I say, “But I mean, like, how does that make it the best film of all time? Besides everybody being depressed and all the lights set on dimmer switches, what’s the big deal? Where’s the commentary on culture and society? The substance? Symbolism? Artfulness?”
“Dude,” they say, “You just don’t get it. It’s dark.”
Like Luke Skywalker, who had to choose between darkness and light, audiences had to choose between a gloomy superhero movie, The Dark Knight Rises, and a cheery one, The Avengers. Luke threw down his light saber to redeem his father, and movie goers threw down $623,000,000 for The Avengers.
And the award goes to… The Avengers (duh)
[heading]The Here Comes Honey Boo Boo Award[/heading]
No matter how miserable the reviews, no matter how universal the agreement that something is terrible, someone out there is willing watch it. In fact, they will pay money to watch it. Even a movie that is based on a board game, which, statistically speaking, can’t be anything other than awful.
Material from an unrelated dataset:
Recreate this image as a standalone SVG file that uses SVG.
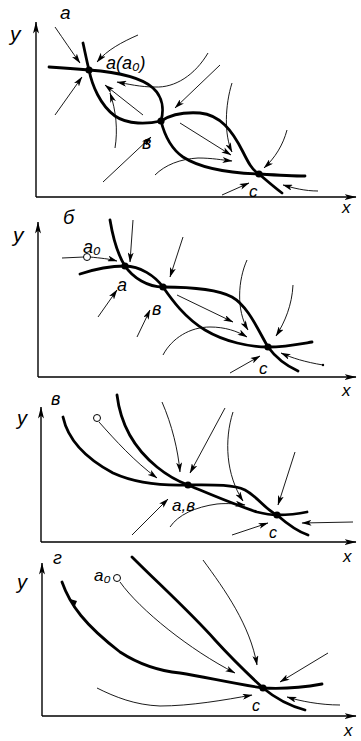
<svg xmlns="http://www.w3.org/2000/svg" width="361" height="741" viewBox="0 0 361 741">
<style>
.ax{fill:none;stroke:#000;stroke-width:1.4}
.sep{fill:none;stroke:#000;stroke-width:2.8;stroke-linecap:round}
.tr{fill:none;stroke:#000;stroke-width:0.9}
.dot{fill:#000}
.open{fill:#fff;stroke:#000;stroke-width:1}
.lb{font-family:"Liberation Sans","DejaVu Sans",sans-serif;font-style:italic;fill:#000}
</style>
<defs>
<marker id="ah" viewBox="0 0 10 6" refX="9.5" refY="3" markerWidth="10" markerHeight="6" markerUnits="userSpaceOnUse" orient="auto"><path d="M0,0 L10,3 L0,6 L2.5,3z" fill="#000"/></marker>
<marker id="axh" viewBox="0 0 12 6" refX="11.5" refY="3" markerWidth="12" markerHeight="6" markerUnits="userSpaceOnUse" orient="auto"><path d="M0,0 L12,3 L0,6 L3,3z" fill="#000"/></marker>
</defs>

<!-- Panel а -->
<g id="panel-a">
<text class="lb" x="60" y="19" font-size="19">а</text>
<g id="axes-a">
<path class="ax" d="M36,197 L36,22" marker-end="url(#axh)"/>
<path class="ax" d="M36,197 L356,197" marker-end="url(#axh)"/>
<text class="lb" x="10" y="41" font-size="21">y</text>
<text class="lb" x="342" y="213" font-size="17">x</text>
</g>
<g id="connectors-a">
<path class="sep" d="M49,67 C65,68 78,69 89,70 C115,72 140,76 153,88 C163,97 164,110 161,121 C164,133 170,148 183,157 C200,168 230,173 259,174 C275,175 292,176 305,176"/>
<path class="sep" d="M83,43 C85,52 87,62 89,70 C92,85 100,105 115,116 C128,125 148,124 161,121 C170,115 185,112 200,113 C220,115 232,130 243,152 C248,162 252,170 259,174 C266,180 274,187 282,193"/>
<path class="tr" d="M55,27 C64,40 72,52 80,63" marker-end="url(#ah)"/>
<path class="tr" d="M138,35 C122,42 107,50 97,62" marker-end="url(#ah)"/>
<path class="tr" d="M55,115 L82,77" marker-end="url(#ah)"/>
<path class="tr" d="M208,53 C195,75 175,88 155,87 C140,87 128,84 117,82" marker-end="url(#ah)"/>
<path class="tr" d="M143,115 L105,85" marker-end="url(#ah)"/>
<path class="tr" d="M115,148 C118,130 116,110 110,93" marker-end="url(#ah)"/>
<path class="tr" d="M220,65 L175,108" marker-end="url(#ah)"/>
<path class="tr" d="M103,182 L151,137" marker-end="url(#ah)"/>
<path class="tr" d="M180,123 L231,155" marker-end="url(#ah)"/>
<path class="tr" d="M232,83 C225,105 224,135 232,152" marker-end="url(#ah)"/>
<path class="tr" d="M155,175 C165,165 180,159 198,158 C212,158 222,160 232,161" marker-end="url(#ah)"/>
<path class="tr" d="M287,130 C283,145 275,158 264,168" marker-end="url(#ah)"/>
<path class="tr" d="M222,195 L249,183" marker-end="url(#ah)"/>
<path class="tr" d="M318,191 C305,191 293,188 283,185" marker-end="url(#ah)"/>
</g>
<g id="node-a1"><circle class="dot" cx="89" cy="70" r="3.6"/><text class="lb" x="106" y="69" font-size="18">а(а₀)</text></g>
<g id="node-b1"><circle class="dot" cx="161" cy="121" r="3.6"/><text class="lb" x="142" y="149" font-size="18">в</text></g>
<g id="node-c1"><circle class="dot" cx="259" cy="174" r="3.6"/><text class="lb" x="249" y="197" font-size="17">с</text></g>
</g>

<!-- Panel б -->
<g id="panel-b">
<text class="lb" x="63" y="224" font-size="20">б</text>
<g id="axes-b">
<path class="ax" d="M38,377 L38,222" marker-end="url(#axh)"/>
<path class="ax" d="M38,377 L356,377" marker-end="url(#axh)"/>
<text class="lb" x="13" y="242" font-size="21">y</text>
<text class="lb" x="342" y="396" font-size="17">x</text>
</g>
<g id="connectors-b">
<path class="sep" d="M80,274 C95,269 110,266 125,266 C140,266 155,276 163,287 C172,300 185,318 205,330 C225,342 250,347 268,347 C285,347 300,344 312,342"/>
<path class="sep" d="M110,220 C113,238 118,255 125,266 C133,278 148,287 163,287 C185,287 215,288 232,297 C248,306 258,330 268,347 C276,358 287,366 298,371"/>
<path class="tr" d="M62,258 L84,257"/>
<path class="tr" d="M90,257 C100,258 110,259 117,261" marker-end="url(#ah)"/>
<path class="tr" d="M133,220 L130,262" marker-end="url(#ah)"/>
<path class="tr" d="M98,317 L117,290" marker-end="url(#ah)"/>
<path class="tr" d="M137,337 L150,310" marker-end="url(#ah)"/>
<path class="tr" d="M183,237 L170,277" marker-end="url(#ah)"/>
<path class="tr" d="M177,295 L233,322" marker-end="url(#ah)"/>
<path class="tr" d="M163,355 C172,338 190,327 210,327 C225,327 237,331 247,337" marker-end="url(#ah)"/>
<path class="tr" d="M247,260 C238,280 236,310 248,330" marker-end="url(#ah)"/>
<path class="tr" d="M293,285 C292,305 285,322 276,336" marker-end="url(#ah)"/>
<path class="tr" d="M230,373 L260,356" marker-end="url(#ah)"/>
<path class="tr" d="M323,365 C305,362 292,358 281,353" marker-end="url(#ah)"/>
<circle class="dot" cx="323" cy="365" r="1.2"/>
</g>
<g id="node-a0-b"><circle class="open" cx="87" cy="257" r="3.5"/><text class="lb" x="83" y="253" font-size="18">а₀</text></g>
<g id="node-a2"><circle class="dot" cx="125" cy="266" r="3.6"/><text class="lb" x="117" y="291" font-size="18">а</text></g>
<g id="node-b2"><circle class="dot" cx="163" cy="287" r="3.6"/><text class="lb" x="152" y="315" font-size="18">в</text></g>
<g id="node-c2"><circle class="dot" cx="268" cy="347" r="3.6"/><text class="lb" x="259" y="374" font-size="17">с</text></g>
</g>

<!-- Panel в -->
<g id="panel-c">
<text class="lb" x="51" y="405" font-size="18">в</text>
<g id="axes-c">
<path class="ax" d="M41,542 L41,407" marker-end="url(#axh)"/>
<path class="ax" d="M41,542 L356,542" marker-end="url(#axh)"/>
<text class="lb" x="17" y="425" font-size="20">y</text>
<text class="lb" x="343" y="562" font-size="17">x</text>
</g>
<g id="connectors-c">
<path class="sep" d="M63,417 C68,440 85,458 113,473 C135,483 160,486 188,485 C210,485 232,484 245,490 C258,497 266,510 277,515 C285,522 296,531 308,535"/>
<path class="sep" d="M117,395 C120,420 130,445 157,467 C168,476 180,482 188,485 C205,492 230,503 257,512 C265,514 271,515 277,515 C288,515 298,514 307,512"/>
<path class="tr" d="M99,422 C115,440 135,462 157,478" marker-end="url(#ah)"/>
<path class="tr" d="M162,402 C172,425 178,450 180,472" marker-end="url(#ah)"/>
<path class="tr" d="M225,408 L190,473" marker-end="url(#ah)"/>
<path class="tr" d="M233,412 C224,440 226,475 243,501" marker-end="url(#ah)"/>
<path class="tr" d="M295,452 L278,505" marker-end="url(#ah)"/>
<path class="tr" d="M132,535 L168,499" marker-end="url(#ah)"/>
<path class="tr" d="M170,527 C178,515 195,507 217,504 C228,503 238,504 245,505" marker-end="url(#ah)"/>
<path class="tr" d="M232,535 L268,523" marker-end="url(#ah)"/>
<path class="tr" d="M353,522 L302,523" marker-end="url(#ah)"/>
</g>
<g id="node-a0-c"><circle class="open" cx="97" cy="418" r="3.5"/></g>
<g id="node-ab3"><circle class="dot" cx="188" cy="485" r="3.6"/><text class="lb" x="172" y="511" font-size="17">а,в</text></g>
<g id="node-c3"><circle class="dot" cx="277" cy="515" r="3.6"/><text class="lb" x="269" y="538" font-size="16">с</text></g>
</g>

<!-- Panel г -->
<g id="panel-d">
<text class="lb" x="53" y="564" font-size="18">г</text>
<g id="axes-d">
<path class="ax" d="M42,716 L42,563" marker-end="url(#axh)"/>
<path class="ax" d="M42,716 L356,716" marker-end="url(#axh)"/>
<text class="lb" x="17" y="589" font-size="20">y</text>
<text class="lb" x="344" y="736" font-size="17">x</text>
</g>
<g id="connectors-d">
<path class="sep" d="M62,582 C70,605 85,625 120,652 C140,665 160,671 180,673 C205,677 235,684 263,688 C280,689 300,688 322,684"/>
<path class="sep" d="M132,557 C160,585 190,612 215,640 C235,662 250,676 263,688 C275,698 290,706 305,710"/>
<path d="M70,599 L74,608 L77,601z" fill="#000"/>
<path class="tr" d="M120,582 C140,610 190,650 235,673" marker-end="url(#ah)"/>
<path class="tr" d="M203,560 C225,590 250,625 257,665" marker-end="url(#ah)"/>
<path class="tr" d="M328,653 L280,682" marker-end="url(#ah)"/>
<path class="tr" d="M97,688 C115,697 135,705 160,706 C190,706 225,700 252,695" marker-end="url(#ah)"/>
<path class="tr" d="M340,705 C320,705 300,701 287,697" marker-end="url(#ah)"/>
</g>
<g id="node-a0-d"><circle class="open" cx="117" cy="578" r="3.5"/><text class="lb" x="94" y="581" font-size="17">а₀</text></g>
<g id="node-c4"><circle class="dot" cx="263" cy="688" r="3.6"/><text class="lb" x="252" y="711" font-size="16">с</text></g>
</g>
</svg>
Especially when it’s based on the absolute lamest board game ever conceived.
And the award goes to… Battleship
By Hollywood standards, this movie tanked (no military-hardware pun intended), because it was expensive to make and only earned back 65 million dollars.
Jesus, did I just say 65 million dollars? That’s like the entire population of Chicago opening their wallets and handing over 10 bucks for something that everybody said was unwatchable garbage! That’s also nearly six times what Best Picture nominee Beasts of the Southern Wild earned. Yikes.
[heading]The “Thank You Channing Tatum, You’ve Just Given Men a Free Pass for the Next 50 Years” Award[/heading]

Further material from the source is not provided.